A marisqueira e atualmente dona de barraca também moradora da Boca da Barra, Maria da Paz, reitera o argumento de Roniele. Segundo ela, que nasceu no território e há 56 habita a Sabiaguaba, “o processo tem sido muito incerto”. “Estamos vivendo uma incerteza do que vai acontecer. Estamos apreensivos por não saber o que vai acontecer. Se tiver que sair, vai pra onde? Vai viver de que?”, completa.

Segundo os moradores, a comunidade já abriga cerca de 16 famílias, divididas em pelo menos 20 casas. Conforme os relatos, a maioria atua diretamente com a pesca (pescadores e marisqueiros), mas com o passar do tempo e os impactos ambientais provocados pelo avanço da urbanização no local, como a construção da Ponte da Sabiaguaba, muitos começaram a atuar em atividades mistas, que mantêm relação com o mar.

“Estamos apreensivos por não saber o que vai acontecer. Se tiver que sair, vai pra onde? Vai viver de que?” Maria da Paz, marisqueira e moradora da Boca da Barra

Estudos
A professora Irlys Barreira explica que foi convidada a fazer laudos socioantropológicos sobre quais as comunidades tradicionais habitam a poligonal do Cocó. De acordo com ela, a pesquisa tem como metodologia a realização de entrevistas e coleta de material que podem subsidiar a caracterização histórica e antropológica dessa população. Dentre as dimensões consideradas, está a relação dos moradores com o meio ambiente, seja por meio de trabalho, da preservação e de práticas históricas das famílias.
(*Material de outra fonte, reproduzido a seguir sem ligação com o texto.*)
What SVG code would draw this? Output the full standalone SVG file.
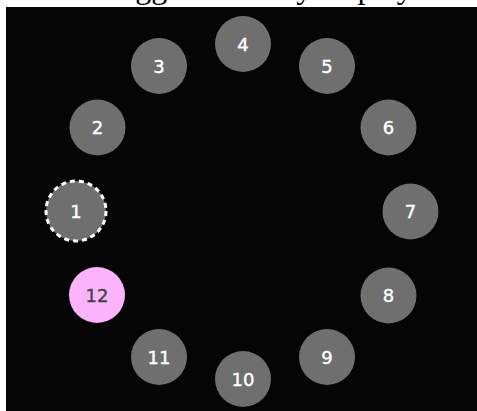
<svg xmlns="http://www.w3.org/2000/svg" width="477" height="411" viewBox="0 0 477 411">
<style>
.n{fill:#6f6f6f}
.t{font-family:"DejaVu Sans",sans-serif;font-size:18px;fill:#ffffff;stroke:#ffffff;stroke-width:0.4;text-anchor:middle}
.sel{stroke:#ffffff;stroke-width:3;stroke-dasharray:5 4}
.pk{fill:#fbb3fb}
.pt{fill:#444444;stroke:#444444}
</style>
<rect x="0" y="0" width="477" height="411" fill="#ffffff"/>
<text x="102" y="-2" font-family="Liberation Serif,serif" font-size="32" fill="#000000">Toggle visibility display</text>
<rect x="6" y="7" width="471" height="404" fill="#050505"/>
<g id="connectors"></g>
<g id="node1"><circle class="n sel" cx="76" cy="211" r="30"/><text class="t" x="76" y="217.5">1</text></g>
<g id="node2"><circle class="n" cx="97.5" cy="127.5" r="28"/><text class="t" x="97.5" y="134">2</text></g>
<g id="node3"><circle class="n" cx="159" cy="66" r="28"/><text class="t" x="159" y="72.5">3</text></g>
<g id="node4"><circle class="n" cx="243" cy="44" r="28"/><text class="t" x="243" y="50.5">4</text></g>
<g id="node5"><circle class="n" cx="327" cy="66" r="28"/><text class="t" x="327" y="72.5">5</text></g>
<g id="node6"><circle class="n" cx="388.5" cy="127.5" r="28"/><text class="t" x="388.5" y="134">6</text></g>
<g id="node7"><circle class="n" cx="410.5" cy="211.5" r="28"/><text class="t" x="410.5" y="218">7</text></g>
<g id="node8"><circle class="n" cx="388.5" cy="295.5" r="28"/><text class="t" x="388.5" y="302">8</text></g>
<g id="node9"><circle class="n" cx="327" cy="357" r="28"/><text class="t" x="327" y="363.5">9</text></g>
<g id="node10"><circle class="n" cx="243" cy="379" r="28"/><text class="t" x="243" y="385.5">10</text></g>
<g id="node11"><circle class="n" cx="159" cy="357" r="28"/><text class="t" x="159" y="363.5">11</text></g>
<g id="node12"><circle class="pk" cx="97" cy="295" r="28"/><text class="t pt" x="97" y="301.5">12</text></g>
</svg>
“Considerando que tradicional não é só aquela comunidade do século passado que vive só da terra, que é plantador, agricultor ou só pescador. Com a proximidade da cidade e com a condição de sobrevivência, eles, às vezes, mantêm atividades mistas. Trabalham na sua comunidade, mas também podem ter trabalhos esporádicos em outras atividades”, informa a pesquisadora.

Segundo Irlys, a comunidade Casa de Farinha é mais homogênea e a Boca da Barra mais diversificada. Porém, isso não caracteriza a sobreposição de uma à outra. No caso da comunidade Casa de Farinha, ela relata que há, inclusive, estudos topográficos da área.  A estimativa da professora é de que até dezembro os laudos tenham sido concluídos e o material seja entregue oficialmente à Sema.

"Tradicional não é só aquela comunidade do século passado que sobrevive de uma única atividade" Irlys Barreira, pesquisadora

Questionada sobre a atual situação dos estudos referente às comunidades tradicionais, bem como pessoas não enquadradas nessas populações e que habitam o Cocó, a Sema respondeu, em nota, que não possui números precisos, “uma vez que todos os estudos encontram-se em fase de elaboração”. Segundo a Pasta, o consórcio Engesoft Engenharia e Consultoria LTDA e a Gau Guimarães Arquitetura e Urbanismo S/S LTDA estão com “equipe em campo, realizando estudo socioeconômico que inclui a identificação das ocupações e a situação econômica de cada um”.

Os estudos referentes às comunidades tradicionais, explica o órgão, foram iniciados e todas “famílias que se enquadrarem nos critérios de comunidade tradicional, poderão permanecer dentro da área, seguindo as diretrizes que serão propostas no Plano de Manejo”.